● EXERCISE OBJECTIVE: Starting at the top of the entries below, set down each line exactly as written, and stop after the line containing "W, H = 1314, 525".

┏━━

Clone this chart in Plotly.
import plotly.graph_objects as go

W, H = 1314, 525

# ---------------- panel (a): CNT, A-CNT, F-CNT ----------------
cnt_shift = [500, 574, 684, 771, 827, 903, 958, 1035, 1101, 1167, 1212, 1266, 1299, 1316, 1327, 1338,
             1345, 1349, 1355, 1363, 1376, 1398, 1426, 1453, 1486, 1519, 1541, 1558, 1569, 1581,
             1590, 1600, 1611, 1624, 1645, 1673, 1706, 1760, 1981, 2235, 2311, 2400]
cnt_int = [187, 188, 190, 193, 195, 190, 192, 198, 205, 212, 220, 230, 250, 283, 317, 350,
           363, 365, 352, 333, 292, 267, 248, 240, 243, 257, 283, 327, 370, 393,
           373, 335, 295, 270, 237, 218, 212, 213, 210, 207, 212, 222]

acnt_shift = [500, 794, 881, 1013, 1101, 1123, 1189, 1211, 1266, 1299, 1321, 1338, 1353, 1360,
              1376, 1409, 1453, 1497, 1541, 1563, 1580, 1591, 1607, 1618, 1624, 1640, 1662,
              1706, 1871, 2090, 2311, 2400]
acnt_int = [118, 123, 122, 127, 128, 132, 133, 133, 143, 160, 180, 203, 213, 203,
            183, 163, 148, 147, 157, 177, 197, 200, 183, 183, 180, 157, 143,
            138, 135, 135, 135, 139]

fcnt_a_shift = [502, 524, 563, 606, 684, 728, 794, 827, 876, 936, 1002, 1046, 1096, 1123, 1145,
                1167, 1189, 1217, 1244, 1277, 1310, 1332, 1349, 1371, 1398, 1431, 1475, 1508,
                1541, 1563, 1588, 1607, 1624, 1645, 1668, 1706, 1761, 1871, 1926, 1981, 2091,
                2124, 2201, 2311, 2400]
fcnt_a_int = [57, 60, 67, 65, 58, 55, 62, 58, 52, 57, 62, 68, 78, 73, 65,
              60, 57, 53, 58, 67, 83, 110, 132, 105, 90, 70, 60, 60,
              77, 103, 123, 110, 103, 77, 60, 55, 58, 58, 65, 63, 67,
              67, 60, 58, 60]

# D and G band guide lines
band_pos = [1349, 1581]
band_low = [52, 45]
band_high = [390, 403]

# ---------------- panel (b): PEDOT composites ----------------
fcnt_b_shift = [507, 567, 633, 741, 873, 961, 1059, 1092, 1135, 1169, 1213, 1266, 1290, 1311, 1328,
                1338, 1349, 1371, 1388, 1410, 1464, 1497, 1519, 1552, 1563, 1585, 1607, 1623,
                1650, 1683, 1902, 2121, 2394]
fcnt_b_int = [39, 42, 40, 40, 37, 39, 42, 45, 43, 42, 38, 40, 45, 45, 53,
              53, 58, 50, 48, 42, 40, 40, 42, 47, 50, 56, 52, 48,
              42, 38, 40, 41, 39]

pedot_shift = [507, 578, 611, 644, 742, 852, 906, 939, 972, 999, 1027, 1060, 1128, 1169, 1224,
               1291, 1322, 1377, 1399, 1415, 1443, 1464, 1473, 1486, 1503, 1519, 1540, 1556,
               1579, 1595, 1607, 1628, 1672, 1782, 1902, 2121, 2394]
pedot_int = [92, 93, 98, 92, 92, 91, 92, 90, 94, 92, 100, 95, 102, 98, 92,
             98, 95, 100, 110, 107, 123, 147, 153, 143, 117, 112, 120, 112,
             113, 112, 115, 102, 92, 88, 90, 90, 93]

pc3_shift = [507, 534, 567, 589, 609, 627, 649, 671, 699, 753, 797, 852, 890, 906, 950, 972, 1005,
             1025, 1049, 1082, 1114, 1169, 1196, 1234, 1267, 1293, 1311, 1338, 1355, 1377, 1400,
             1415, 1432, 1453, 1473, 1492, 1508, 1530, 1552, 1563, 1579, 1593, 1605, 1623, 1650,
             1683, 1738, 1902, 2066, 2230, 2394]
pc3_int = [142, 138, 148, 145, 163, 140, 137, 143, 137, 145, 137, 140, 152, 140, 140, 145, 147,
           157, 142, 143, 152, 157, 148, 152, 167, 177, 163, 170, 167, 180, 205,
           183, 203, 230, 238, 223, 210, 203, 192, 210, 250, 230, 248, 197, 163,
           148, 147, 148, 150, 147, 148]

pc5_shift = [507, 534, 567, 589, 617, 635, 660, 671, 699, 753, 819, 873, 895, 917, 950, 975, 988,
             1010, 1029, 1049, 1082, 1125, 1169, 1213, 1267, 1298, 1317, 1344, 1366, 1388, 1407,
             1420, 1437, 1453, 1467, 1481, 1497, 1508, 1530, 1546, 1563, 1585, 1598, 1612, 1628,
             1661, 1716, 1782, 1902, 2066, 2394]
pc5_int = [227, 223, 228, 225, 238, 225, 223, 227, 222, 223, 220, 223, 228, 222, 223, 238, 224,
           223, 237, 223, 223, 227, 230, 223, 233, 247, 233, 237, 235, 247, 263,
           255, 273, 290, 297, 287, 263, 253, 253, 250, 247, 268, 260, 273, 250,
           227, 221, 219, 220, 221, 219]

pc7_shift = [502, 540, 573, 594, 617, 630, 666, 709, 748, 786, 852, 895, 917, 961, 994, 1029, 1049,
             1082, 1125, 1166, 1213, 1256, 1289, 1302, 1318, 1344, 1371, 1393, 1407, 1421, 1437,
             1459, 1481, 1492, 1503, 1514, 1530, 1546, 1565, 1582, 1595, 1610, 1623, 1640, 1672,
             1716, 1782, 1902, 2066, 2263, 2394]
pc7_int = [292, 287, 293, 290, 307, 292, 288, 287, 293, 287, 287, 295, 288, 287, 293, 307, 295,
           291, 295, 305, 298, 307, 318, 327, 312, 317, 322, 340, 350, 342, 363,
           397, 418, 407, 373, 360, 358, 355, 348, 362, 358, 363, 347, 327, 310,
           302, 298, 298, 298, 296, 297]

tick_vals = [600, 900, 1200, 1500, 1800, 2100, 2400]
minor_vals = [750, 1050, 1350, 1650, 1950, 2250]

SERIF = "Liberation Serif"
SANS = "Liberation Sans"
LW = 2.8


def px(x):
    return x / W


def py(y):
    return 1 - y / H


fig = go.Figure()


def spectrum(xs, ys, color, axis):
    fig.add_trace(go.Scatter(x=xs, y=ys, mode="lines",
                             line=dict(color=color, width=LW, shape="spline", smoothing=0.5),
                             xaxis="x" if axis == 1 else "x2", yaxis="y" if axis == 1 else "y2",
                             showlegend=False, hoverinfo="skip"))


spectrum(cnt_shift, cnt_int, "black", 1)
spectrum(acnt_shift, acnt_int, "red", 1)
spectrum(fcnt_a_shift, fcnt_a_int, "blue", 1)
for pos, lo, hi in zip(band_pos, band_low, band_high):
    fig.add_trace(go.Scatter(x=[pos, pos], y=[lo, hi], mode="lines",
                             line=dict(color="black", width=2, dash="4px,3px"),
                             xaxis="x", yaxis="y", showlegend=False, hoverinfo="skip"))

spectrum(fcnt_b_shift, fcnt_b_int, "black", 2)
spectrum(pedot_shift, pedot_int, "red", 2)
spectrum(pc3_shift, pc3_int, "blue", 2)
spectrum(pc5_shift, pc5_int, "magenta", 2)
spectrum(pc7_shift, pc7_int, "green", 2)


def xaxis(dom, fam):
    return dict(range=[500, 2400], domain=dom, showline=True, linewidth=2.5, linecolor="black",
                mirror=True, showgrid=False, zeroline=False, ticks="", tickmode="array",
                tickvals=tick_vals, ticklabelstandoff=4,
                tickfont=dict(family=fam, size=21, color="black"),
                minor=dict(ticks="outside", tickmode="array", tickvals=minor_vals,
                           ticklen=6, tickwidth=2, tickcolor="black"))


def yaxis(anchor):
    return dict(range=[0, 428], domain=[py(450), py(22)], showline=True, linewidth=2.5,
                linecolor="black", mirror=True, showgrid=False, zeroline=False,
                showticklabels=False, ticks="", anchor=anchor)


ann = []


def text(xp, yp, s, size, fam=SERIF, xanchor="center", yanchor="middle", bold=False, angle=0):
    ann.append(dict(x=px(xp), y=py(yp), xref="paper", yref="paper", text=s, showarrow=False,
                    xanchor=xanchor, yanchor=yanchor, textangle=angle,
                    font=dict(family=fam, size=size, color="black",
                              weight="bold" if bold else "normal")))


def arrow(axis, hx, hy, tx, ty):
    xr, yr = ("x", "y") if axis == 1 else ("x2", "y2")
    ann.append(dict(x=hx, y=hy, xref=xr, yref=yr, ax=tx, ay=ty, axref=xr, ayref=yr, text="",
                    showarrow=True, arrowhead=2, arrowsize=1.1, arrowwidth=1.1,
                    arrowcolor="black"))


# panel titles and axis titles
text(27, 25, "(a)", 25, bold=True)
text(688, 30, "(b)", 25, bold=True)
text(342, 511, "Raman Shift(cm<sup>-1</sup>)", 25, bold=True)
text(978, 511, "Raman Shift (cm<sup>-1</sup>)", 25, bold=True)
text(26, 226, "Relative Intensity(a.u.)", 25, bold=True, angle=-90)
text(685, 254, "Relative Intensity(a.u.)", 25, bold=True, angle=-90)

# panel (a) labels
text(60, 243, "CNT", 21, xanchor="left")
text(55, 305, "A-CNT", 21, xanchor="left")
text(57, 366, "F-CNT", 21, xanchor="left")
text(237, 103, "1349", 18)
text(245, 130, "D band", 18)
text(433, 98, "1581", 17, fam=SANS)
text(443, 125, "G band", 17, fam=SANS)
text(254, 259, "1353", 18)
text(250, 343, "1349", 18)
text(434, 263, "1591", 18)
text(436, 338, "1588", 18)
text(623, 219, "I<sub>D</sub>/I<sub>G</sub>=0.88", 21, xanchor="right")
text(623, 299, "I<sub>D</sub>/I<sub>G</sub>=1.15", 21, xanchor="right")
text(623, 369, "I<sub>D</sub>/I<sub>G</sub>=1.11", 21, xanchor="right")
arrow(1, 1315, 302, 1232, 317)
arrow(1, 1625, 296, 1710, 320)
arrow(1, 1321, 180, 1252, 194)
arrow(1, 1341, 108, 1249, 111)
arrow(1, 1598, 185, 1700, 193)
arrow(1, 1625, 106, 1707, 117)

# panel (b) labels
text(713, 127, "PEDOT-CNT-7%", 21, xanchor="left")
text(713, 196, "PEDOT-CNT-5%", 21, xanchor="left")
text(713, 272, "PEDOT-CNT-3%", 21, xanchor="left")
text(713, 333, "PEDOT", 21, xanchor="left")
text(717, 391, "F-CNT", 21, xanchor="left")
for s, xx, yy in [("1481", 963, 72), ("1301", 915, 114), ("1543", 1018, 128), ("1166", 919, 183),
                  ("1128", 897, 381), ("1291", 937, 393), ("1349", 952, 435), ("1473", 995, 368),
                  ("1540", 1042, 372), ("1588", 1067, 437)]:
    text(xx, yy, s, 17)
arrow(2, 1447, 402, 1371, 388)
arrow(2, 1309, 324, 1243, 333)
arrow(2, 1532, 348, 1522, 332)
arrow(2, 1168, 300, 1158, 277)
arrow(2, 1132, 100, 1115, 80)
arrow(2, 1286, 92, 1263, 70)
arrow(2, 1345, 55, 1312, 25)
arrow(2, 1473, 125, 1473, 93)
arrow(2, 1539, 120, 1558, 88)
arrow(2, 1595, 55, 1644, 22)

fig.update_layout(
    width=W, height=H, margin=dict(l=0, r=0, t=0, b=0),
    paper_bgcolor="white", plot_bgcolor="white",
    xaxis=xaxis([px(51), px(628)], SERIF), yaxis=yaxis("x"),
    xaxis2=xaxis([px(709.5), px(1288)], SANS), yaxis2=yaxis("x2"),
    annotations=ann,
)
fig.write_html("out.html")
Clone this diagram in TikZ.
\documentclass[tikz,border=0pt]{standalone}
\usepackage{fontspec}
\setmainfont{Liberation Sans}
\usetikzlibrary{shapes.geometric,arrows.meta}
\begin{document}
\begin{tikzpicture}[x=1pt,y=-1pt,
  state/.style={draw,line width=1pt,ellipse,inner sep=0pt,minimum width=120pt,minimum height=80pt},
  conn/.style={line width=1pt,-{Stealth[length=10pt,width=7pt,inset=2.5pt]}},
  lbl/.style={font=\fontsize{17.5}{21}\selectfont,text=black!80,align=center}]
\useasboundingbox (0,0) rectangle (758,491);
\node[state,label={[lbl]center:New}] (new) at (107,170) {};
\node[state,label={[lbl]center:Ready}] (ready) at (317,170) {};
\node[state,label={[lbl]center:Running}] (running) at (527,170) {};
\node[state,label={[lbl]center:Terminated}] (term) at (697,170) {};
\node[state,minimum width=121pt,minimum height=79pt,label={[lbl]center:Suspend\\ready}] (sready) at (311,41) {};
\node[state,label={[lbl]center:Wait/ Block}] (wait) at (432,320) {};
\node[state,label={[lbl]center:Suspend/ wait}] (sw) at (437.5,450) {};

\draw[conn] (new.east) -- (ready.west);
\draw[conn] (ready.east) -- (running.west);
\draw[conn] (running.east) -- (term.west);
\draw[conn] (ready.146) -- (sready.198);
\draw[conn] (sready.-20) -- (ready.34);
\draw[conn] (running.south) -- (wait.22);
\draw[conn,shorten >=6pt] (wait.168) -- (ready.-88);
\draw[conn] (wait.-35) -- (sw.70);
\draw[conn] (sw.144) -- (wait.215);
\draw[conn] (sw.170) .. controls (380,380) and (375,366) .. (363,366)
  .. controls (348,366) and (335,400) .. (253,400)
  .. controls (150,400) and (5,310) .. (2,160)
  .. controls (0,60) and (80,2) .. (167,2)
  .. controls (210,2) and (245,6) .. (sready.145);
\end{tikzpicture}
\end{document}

┗━━

● FINAL RESULT:
Clone this chart in Plotly.
import plotly.graph_objects as go

W, H = 1314, 525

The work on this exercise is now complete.